Thursday, August 02, 2007

 

U.S. - $5.3 billion for mine resistant vehicles for Iraq

Military
(AP) -- The White House asked Congress Tuesday for $5.3 billion for new vehicles that are better able to withstand roadside bombs in Iraq. The $5.3 billion request for the vehicles - whose V-shaped undercarriages deflect roadside bomb blasts - will help get production lines humming at full capacity.
The funding comes on top of $5.6 billion already approved for 6,400 mine-resistant vehicles and will be added to the Pentagon's $141.7 billion request for military operations in Iraq and Afghanistan for the budget year beginning Oct. 1. The additional money would help pay for those vehicles and purchase an additional 1,520 of them, Deputy Defense Secretary Gordon England told the House Budget Committee.
Procurement of mine-resistant, ambush-protected, or MRAP, vehicles that have been saving lives in roadside bomb attacks has been a politically sensitive issue, with Republicans and Democrats alike demanding the Pentagon do more to protect troops from roadside bombs.
Congress has led the way in funding the MRAPs, the latest White House request coming only as the House is about to take up a huge Pentagon funding measure containing more than $4 billion for them.

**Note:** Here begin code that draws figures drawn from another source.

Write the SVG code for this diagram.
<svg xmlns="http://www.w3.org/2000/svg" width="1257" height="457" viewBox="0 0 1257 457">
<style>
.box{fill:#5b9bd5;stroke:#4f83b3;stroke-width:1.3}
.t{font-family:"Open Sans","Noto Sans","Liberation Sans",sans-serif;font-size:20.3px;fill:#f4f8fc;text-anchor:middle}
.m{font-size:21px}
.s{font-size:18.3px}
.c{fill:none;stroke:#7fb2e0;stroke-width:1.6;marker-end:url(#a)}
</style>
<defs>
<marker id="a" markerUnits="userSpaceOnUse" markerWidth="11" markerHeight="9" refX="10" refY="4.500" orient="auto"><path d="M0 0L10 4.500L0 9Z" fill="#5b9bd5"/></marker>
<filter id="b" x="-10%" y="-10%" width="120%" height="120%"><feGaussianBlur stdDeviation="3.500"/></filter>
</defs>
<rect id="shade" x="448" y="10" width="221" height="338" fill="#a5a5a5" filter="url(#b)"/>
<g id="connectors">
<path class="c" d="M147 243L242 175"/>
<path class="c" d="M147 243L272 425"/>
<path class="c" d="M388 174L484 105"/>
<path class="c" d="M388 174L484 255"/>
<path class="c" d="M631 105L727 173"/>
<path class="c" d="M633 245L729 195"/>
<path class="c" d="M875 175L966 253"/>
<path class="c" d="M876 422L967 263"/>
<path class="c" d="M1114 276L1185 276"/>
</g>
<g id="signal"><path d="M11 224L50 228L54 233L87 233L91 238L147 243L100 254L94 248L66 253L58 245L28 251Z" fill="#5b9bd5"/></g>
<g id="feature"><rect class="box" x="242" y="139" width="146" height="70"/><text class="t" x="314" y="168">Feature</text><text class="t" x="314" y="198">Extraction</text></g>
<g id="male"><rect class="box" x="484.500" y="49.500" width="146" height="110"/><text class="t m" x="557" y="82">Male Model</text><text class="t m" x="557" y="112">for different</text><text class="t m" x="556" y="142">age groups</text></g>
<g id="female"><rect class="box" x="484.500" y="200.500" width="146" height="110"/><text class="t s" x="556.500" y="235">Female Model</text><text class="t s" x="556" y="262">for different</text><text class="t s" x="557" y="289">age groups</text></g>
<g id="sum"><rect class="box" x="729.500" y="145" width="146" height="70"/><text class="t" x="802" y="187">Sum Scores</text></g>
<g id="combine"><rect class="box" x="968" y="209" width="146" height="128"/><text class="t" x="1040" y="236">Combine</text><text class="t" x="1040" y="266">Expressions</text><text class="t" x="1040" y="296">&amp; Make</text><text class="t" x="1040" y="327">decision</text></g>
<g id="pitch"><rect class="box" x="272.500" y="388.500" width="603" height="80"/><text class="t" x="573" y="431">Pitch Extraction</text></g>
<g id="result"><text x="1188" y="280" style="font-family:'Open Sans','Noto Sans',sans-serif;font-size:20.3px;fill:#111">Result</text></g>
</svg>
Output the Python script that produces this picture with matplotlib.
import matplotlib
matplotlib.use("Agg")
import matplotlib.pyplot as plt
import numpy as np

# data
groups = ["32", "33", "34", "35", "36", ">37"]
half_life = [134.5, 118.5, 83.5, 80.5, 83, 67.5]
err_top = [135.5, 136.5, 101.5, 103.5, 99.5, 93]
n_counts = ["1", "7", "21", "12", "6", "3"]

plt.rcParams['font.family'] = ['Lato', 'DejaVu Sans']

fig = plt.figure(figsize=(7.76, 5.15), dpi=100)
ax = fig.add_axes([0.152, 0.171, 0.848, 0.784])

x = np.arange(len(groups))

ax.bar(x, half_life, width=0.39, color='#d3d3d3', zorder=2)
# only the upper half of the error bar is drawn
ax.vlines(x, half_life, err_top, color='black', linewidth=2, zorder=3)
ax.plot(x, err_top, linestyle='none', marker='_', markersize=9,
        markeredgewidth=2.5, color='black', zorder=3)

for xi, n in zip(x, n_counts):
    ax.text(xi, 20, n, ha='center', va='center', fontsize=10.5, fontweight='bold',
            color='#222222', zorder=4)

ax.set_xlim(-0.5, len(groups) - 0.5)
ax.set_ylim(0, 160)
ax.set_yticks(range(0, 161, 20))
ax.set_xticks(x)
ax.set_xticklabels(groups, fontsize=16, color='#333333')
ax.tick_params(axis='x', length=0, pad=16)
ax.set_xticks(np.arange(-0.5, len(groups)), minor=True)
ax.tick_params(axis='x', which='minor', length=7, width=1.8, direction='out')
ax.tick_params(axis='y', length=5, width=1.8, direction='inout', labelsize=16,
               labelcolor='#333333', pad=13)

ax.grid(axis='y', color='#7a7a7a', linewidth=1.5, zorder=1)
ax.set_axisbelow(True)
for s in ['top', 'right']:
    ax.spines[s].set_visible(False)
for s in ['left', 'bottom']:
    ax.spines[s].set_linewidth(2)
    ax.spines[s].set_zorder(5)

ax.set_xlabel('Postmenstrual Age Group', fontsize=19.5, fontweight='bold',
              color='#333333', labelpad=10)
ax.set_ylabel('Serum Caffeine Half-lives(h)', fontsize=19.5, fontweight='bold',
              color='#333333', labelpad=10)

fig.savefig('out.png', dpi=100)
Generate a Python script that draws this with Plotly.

The White House requested just $400 million in its February budget.
The requests brings the budget for Pentagon operations in Iraq and Afghanistan in the 2008 budget year to $147 billion, said Rep. John Murtha, D-Pa., who chairs a spending panel responsible for the Pentagon and Iraq war budgets. But that figure is likely to jump to more than $170 billion, Murtha said, citing the rapid pace of Pentagon spending in Iraq.